The good and the bad in Donald Trump’s national security strategy

By Daniel DePetris

On most days, the words “Donald Trump” and “strategy” don’t fit in the same sentence. Combined, they’re an oxymoron in the truest sense. After all, strategy denotes a well-thought-out plan with concrete goals, realistic ways of achieving those goals and a set of principles that serve as an anchor as the president goes about the job. Trump, however, is the personification of an anti-strategy president whose version of a well-crafted policymaking process is writing a long screed on his Truth Social media platform.

Even so, every president needs to publish a national security strategy during their term. Trump did so in his first term, and that document stressed great power competition at every opportunity. President Joe Biden committed his own strategy to paper, citing China as an aspiring global hegemon that the United States needed to cooperate with when possible and contain when needed. Trump’s second-term strategy, published last week, goes beyond that relatively uncontroversial theme by stressing U.S. sovereignty and power above all other considerations.

There are some items in Trump’s national security strategy that are positive and frankly refreshing. It ditches the rules-based order pablum we often hear from U.S. politicians ad nauseam, a construct that elevates universal values and suggests that international politics are governed by a set of hard-and-fast laws, rules and conventions. But the world doesn’t work like that; power and interests, not the United Nations charter, govern how states behave. And the United States, a country that wrote the rules after World War II, isn’t exactly shy about abandoning those rules when it suits our agenda. If you don’t believe me, just look at the 2003 war in Iraq, which wasn’t authorized by the U.N. Security Council, or Washington’s support for some nasty autocrats who are deemed strategically important (rightly or wrongly). At least we’re no longer pretending a rules-based order exists.

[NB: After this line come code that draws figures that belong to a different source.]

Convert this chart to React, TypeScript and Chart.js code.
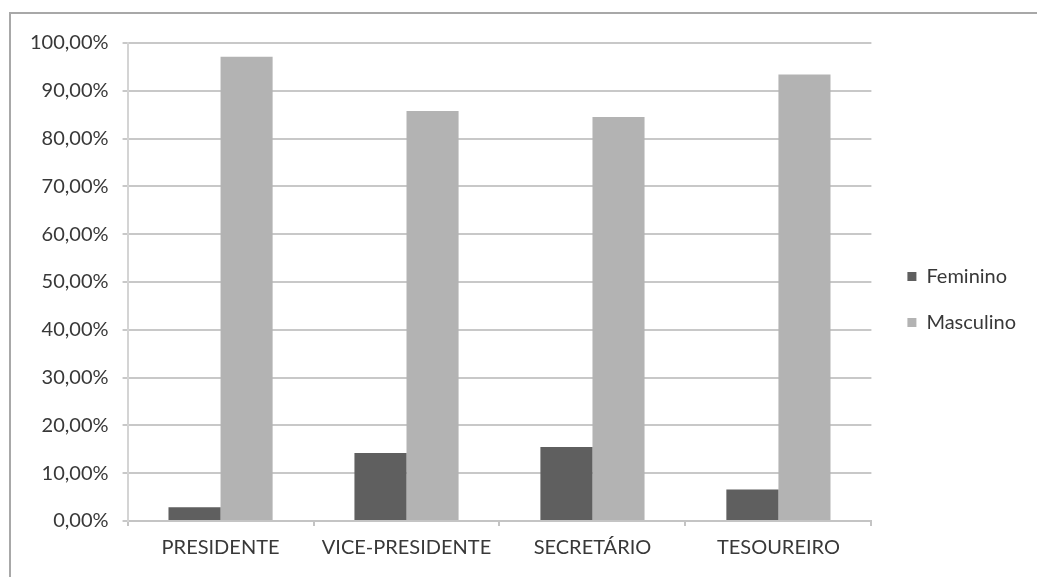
import React, { useEffect, useRef } from "react";
import { Chart, registerables } from "chart.js";

Chart.register(...registerables);

const categories = ["PRESIDENTE", "VICE-PRESIDENTE", "SECRETÁRIO", "TESOUREIRO"];
const seriesNames = ["Feminino", "Masculino"];
const feminino = [2.9, 14.2, 15.5, 6.6];
const masculino = [97.1, 85.8, 84.5, 93.4];
const yMin = 0;
const yMax = 100;
const yStep = 10;

const FONT = "Lato, 'Open Sans', sans-serif";
const TEXT = "#383838";

const legendShift = {
  id: "legendShift",
  afterLayout(chart: any) {
    const l = chart.legend;
    if (l) {
      l.left += 10;
      l.right += 10;
      l.top -= 7;
      l.bottom -= 7;
    }
  },
};

export default function App() {
  const ref = useRef<HTMLCanvasElement | null>(null);

  useEffect(() => {
    if (!ref.current) return;
    const chart = new Chart(ref.current, {
      type: "bar",
      data: {
        labels: categories,
        datasets: [
          {
            label: seriesNames[0],
            data: feminino,
            backgroundColor: "#5f5f5f",
            barPercentage: 1,
            categoryPercentage: 0.56,
          },
          {
            label: seriesNames[1],
            data: masculino,
            backgroundColor: "#b3b3b3",
            barPercentage: 1,
            categoryPercentage: 0.56,
          },
        ],
      },
      plugins: [legendShift],
      options: {
        responsive: false,
        animation: false,
        layout: { padding: { top: 29, bottom: 0, left: 5, right: 21 } },
        plugins: {
          title: { display: false },
          tooltip: { enabled: false },
          legend: {
            position: "right",
            align: "center",
            labels: {
              boxWidth: 9,
              boxHeight: 9,
              padding: 26,
              color: TEXT,
              font: { family: FONT, size: 20 },
            },
          },
        },
        scales: {
          x: {
            grid: {
              display: true,
              drawOnChartArea: false,
              drawTicks: true,
              tickLength: 5,
              color: "#c4c4c4",
              lineWidth: 2,
            },
            border: { display: true, color: "#c4c4c4", width: 2 },
            ticks: {
              color: TEXT,
              padding: 10,
              font: { family: FONT, size: 20 },
              maxRotation: 0,
            },
          },
          y: {
            min: yMin,
            max: yMax,
            grid: {
              color: "#c8c8c8",
              lineWidth: 2,
              tickLength: 5,
            },
            border: { display: true, color: "#d4d4d4", width: 2 },
            ticks: {
              stepSize: yStep,
              color: TEXT,
              padding: 14,
              font: { family: FONT, size: 20 },
              callback: (v: any) => Number(v).toFixed(2).replace(".", ",") + "%",
            },
          },
        },
      },
    });
    return () => chart.destroy();
  }, []);

  return (
    <div
      style={{
        position: "fixed",
        left: 9,
        top: 12,
        right: 0,
        bottom: 0,
        borderLeft: "2px solid #a8a8a8",
        borderTop: "2px solid #a8a8a8",
        background: "#fff",
      }}
    >
      <canvas
        ref={ref}
        width={1026}
        height={556}
        style={{ position: "absolute", left: 0, top: 0, width: 1026, height: 556 }}
      />
    </div>
  );
}
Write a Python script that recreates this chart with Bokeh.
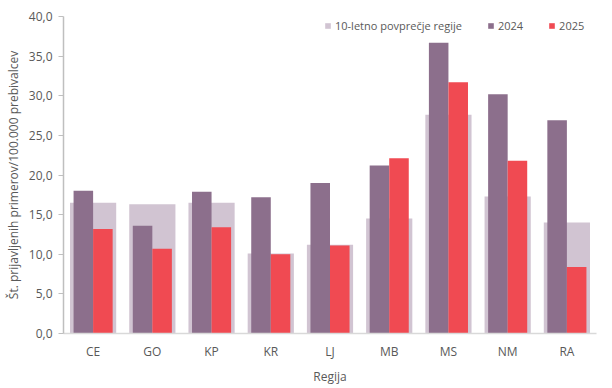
from bokeh.plotting import figure
from bokeh.models import ColumnDataSource, FactorRange, FixedTicker, Legend, LegendItem
from bokeh.transform import dodge
from bokeh.embed import file_html
from bokeh.resources import INLINE

regions = ["CE", "GO", "KP", "KR", "LJ", "MB", "MS", "NM", "RA"]
avg10 = [16.5, 16.3, 16.5, 10.1, 11.2, 14.5, 27.6, 17.3, 14.0]
y2024 = [18.0, 13.6, 17.9, 17.2, 19.0, 21.2, 36.7, 30.2, 26.9]
y2025 = [13.2, 10.7, 13.4, 10.0, 11.1, 22.1, 31.7, 21.8, 8.4]
y_ticks = [0, 5, 10, 15, 20, 25, 30, 35, 40]
y_tick_labels = ["0,0", "5,0", "10,0", "15,0", "20,0", "25,0", "30,0", "35,0", "40,0"]

FONT = "Open Sans"
TXT = "#595959"
C_AVG = "#d1c4d2"
C_24 = "#8c6f8c"
C_25 = "#f04a52"

src = ColumnDataSource(dict(region=regions, avg=avg10, y24=y2024, y25=y2025))

p = figure(x_range=FactorRange(*regions, range_padding=0), y_range=(0, 40),
           width=612, height=388, output_backend="svg", toolbar_location=None,
           min_border_left=63, min_border_right=16, min_border_top=16, min_border_bottom=55)

r_avg = p.vbar(x="region", top="avg", width=0.78, source=src, color=C_AVG, line_color=None)
r_24 = p.vbar(x=dodge("region", -0.165, range=p.x_range), top="y24", width=0.33,
              source=src, color=C_24, line_color=None)
r_25 = p.vbar(x=dodge("region", 0.165, range=p.x_range), top="y25", width=0.33,
              source=src, color=C_25, line_color=None)

p.outline_line_color = None
p.xgrid.grid_line_color = None
p.ygrid.grid_line_color = None
p.background_fill_color = "white"
p.border_fill_color = "white"

# y axis
p.yaxis.ticker = FixedTicker(ticks=y_ticks)
p.yaxis.major_label_overrides = {t: l for t, l in zip(y_ticks, y_tick_labels)}
p.yaxis.axis_line_color = "#bfbfbf"
p.yaxis.axis_line_width = 1.5
p.yaxis.major_tick_line_color = "#bfbfbf"
p.yaxis.major_tick_out = 5
p.yaxis.major_tick_in = 0
p.yaxis.minor_tick_line_color = None
p.yaxis.minor_tick_out = 0
p.yaxis.major_label_standoff = 6
p.yaxis.axis_label = "Št. prijavljenih primerov/100.000 prebivalcev"
p.yaxis.axis_label_standoff = 4

# x axis
p.xaxis.axis_line_color = "#d9d9d9"
p.xaxis.axis_line_width = 1.5
p.xaxis.major_tick_line_color = None
p.xaxis.major_tick_out = 0
p.xaxis.major_tick_in = 0
p.xaxis.minor_tick_line_color = None
p.xaxis.minor_tick_out = 0
p.xaxis.major_label_standoff = 9
p.xaxis.axis_label = "Regija"
p.xaxis.axis_label_standoff = 5

for ax in (p.xaxis[0], p.yaxis[0]):
    ax.major_label_text_font = FONT
    ax.major_label_text_font_size = "12px"
    ax.major_label_text_color = TXT
    ax.axis_label_text_font = FONT
    ax.axis_label_text_font_size = "12px"
    ax.axis_label_text_font_style = "normal"
    ax.axis_label_text_color = TXT

legend = Legend(items=[LegendItem(label="10-letno povprečje regije", renderers=[r_avg]),
                       LegendItem(label="2024", renderers=[r_24]),
                       LegendItem(label="2025", renderers=[r_25])],
                orientation="horizontal", location=(261, 300),
                glyph_width=7, glyph_height=7, label_height=12, label_standoff=4,
                spacing=25, padding=0, margin=0,
                label_text_font=FONT, label_text_font_size="11px", label_text_color=TXT,
                background_fill_alpha=0, border_line_color=None)
p.add_layout(legend, "center")

open("out.html", "w").write(file_html(p, INLINE))
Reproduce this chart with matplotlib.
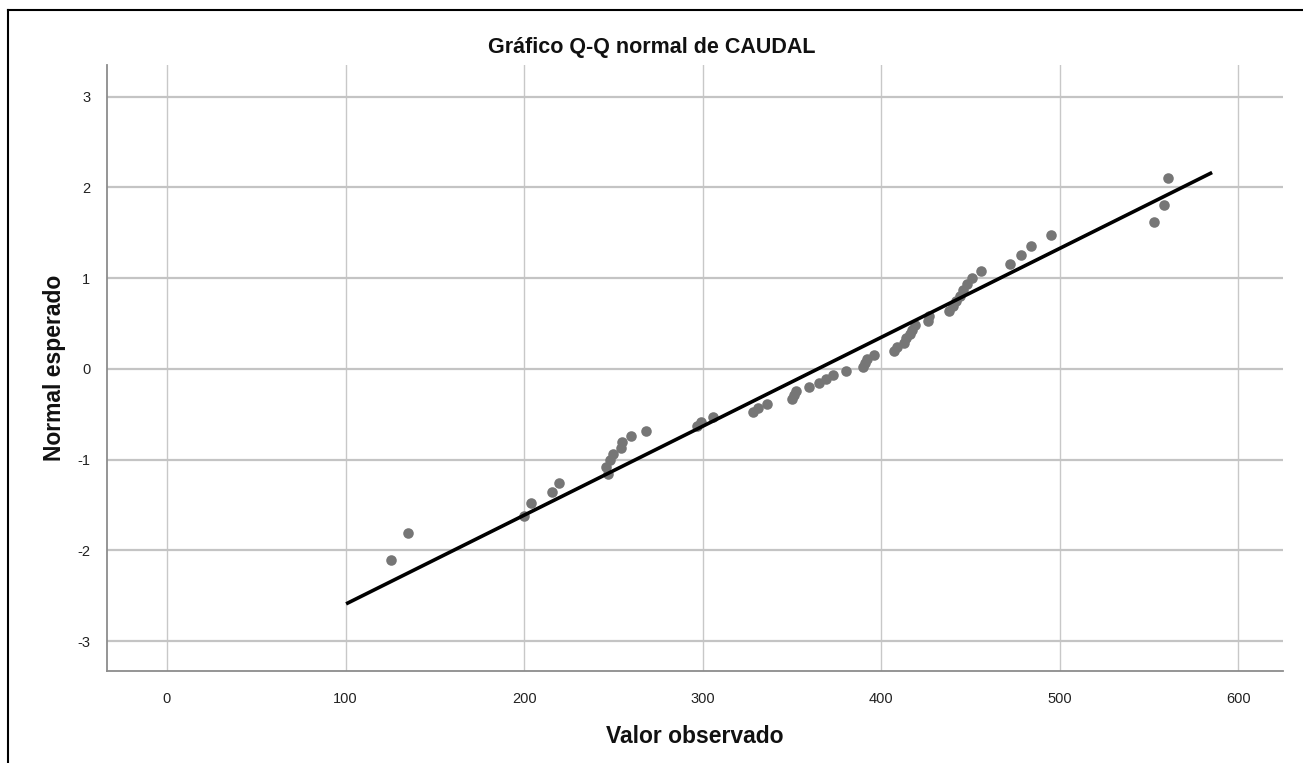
import matplotlib
matplotlib.use("Agg")
import matplotlib.pyplot as plt
from matplotlib.lines import Line2D

plt.rcParams['font.family'] = ['Liberation Sans', 'DejaVu Sans']
plt.rcParams['axes.unicode_minus'] = False

observed = [125.5, 135, 200, 204, 215.5, 219.6,
            247, 246, 248, 250, 254, 255, 260, 268,
            297, 299, 306, 328, 331, 336,
            350, 351, 352.5, 359.5, 365, 369, 373, 380,
            390, 391, 392, 396, 407, 409, 413, 414, 416, 417, 419, 426, 427, 438,
            440, 442, 444, 446, 448, 451, 456, 472, 478, 484, 495, 553, 558.5, 560.5]
# Expected normal values
expected = [-2.108, -1.810, -1.620, -1.474, -1.355, -1.253,
            -1.160, -1.079, -1.003, -0.933, -0.867, -0.804, -0.745, -0.688,
            -0.634, -0.581, -0.529, -0.479, -0.431, -0.383,
            -0.336, -0.290, -0.244, -0.199, -0.154, -0.110, -0.066, -0.022,
            0.022, 0.066, 0.110, 0.154, 0.199, 0.244, 0.290, 0.336, 0.383, 0.431, 0.479, 0.529, 0.581, 0.634,
            0.688, 0.745, 0.804, 0.867, 0.933, 1.003, 1.079, 1.160, 1.253, 1.355, 1.474, 1.620, 1.810, 2.108]

# Reference line endpoints
line_x = [100.3, 585.3]
line_y = [-2.59, 2.165]

x_ticks = [0, 100, 200, 300, 400, 500, 600]
y_ticks = [-3, -2, -1, 0, 1, 2, 3]

fig = plt.figure(figsize=(13.03, 7.63), dpi=100)
ax = fig.add_axes([107/1303, (763-671)/763, (1283-107)/1303, (671-65)/763])

ax.set_xlim(-33.6, 625)
ax.set_ylim(-3.33, 3.35)

for xv in x_ticks:
    ax.axvline(xv, color='#c8c8c8', lw=1.0, zorder=0)
for yv in y_ticks:
    ax.axhline(yv, color='#c4c4c4', lw=1.6, zorder=0)

ax.plot(observed, expected, 'o', color='#767676', ms=7.6, mec='none', zorder=2)
ax.plot(line_x, line_y, color='black', lw=2.6, solid_capstyle='butt', zorder=3)

ax.set_xticks(x_ticks)
ax.set_yticks(y_ticks)
ax.tick_params(axis='both', length=0, labelsize=10.5, colors='#222222')
ax.tick_params(axis='x', pad=15)
ax.tick_params(axis='y', pad=12)

for s in ['top', 'right']:
    ax.spines[s].set_visible(False)
for s in ['left', 'bottom']:
    ax.spines[s].set_color('#8c8c8c')
    ax.spines[s].set_linewidth(1.3)

ax.set_xlabel('Valor observado', fontsize=16.5, fontweight='bold', labelpad=14, color='#111111')
ax.set_ylabel('Normal esperado', fontsize=16.5, fontweight='bold', labelpad=8, color='#111111')

fig.text(0.5, 1 - 47/763, 'Gráfico Q-Q normal de CAUDAL', ha='center', va='center',
         fontsize=15.5, fontweight='bold', color='#111111')

# outer frame
fig.add_artist(Line2D([8/1303, 8/1303], [0, 1 - 10/763], transform=fig.transFigure, color='black', lw=1.5))
fig.add_artist(Line2D([8/1303, 1], [1 - 10/763, 1 - 10/763], transform=fig.transFigure, color='black', lw=1.5))

fig.savefig('out.png', dpi=100)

Moreover, Trump’s overall goals in the strategy are quite conventional. In the Western Hemisphere, the Trump administration seeks to make the lives of cartels, drug traffickers and human smugglers miserable; preserve its superior position in the region relative to other non-hemispheric powers such as China and Russia; and ensure strategic locations such as the Panama Canal are secure. In Europe, U.S. officials are pressing the issue of burden sharing and incentivizing Washington’s European allies to take more responsibility for their own security. In East Asia, the United States hopes to maintain a stable balance of power with China, whose own military capability is exceedingly more impressive than it was a decade earlier. And in the Middle East, striking peace agreements is the primary objective. It’s hard to see why anyone would have an issue with any of this.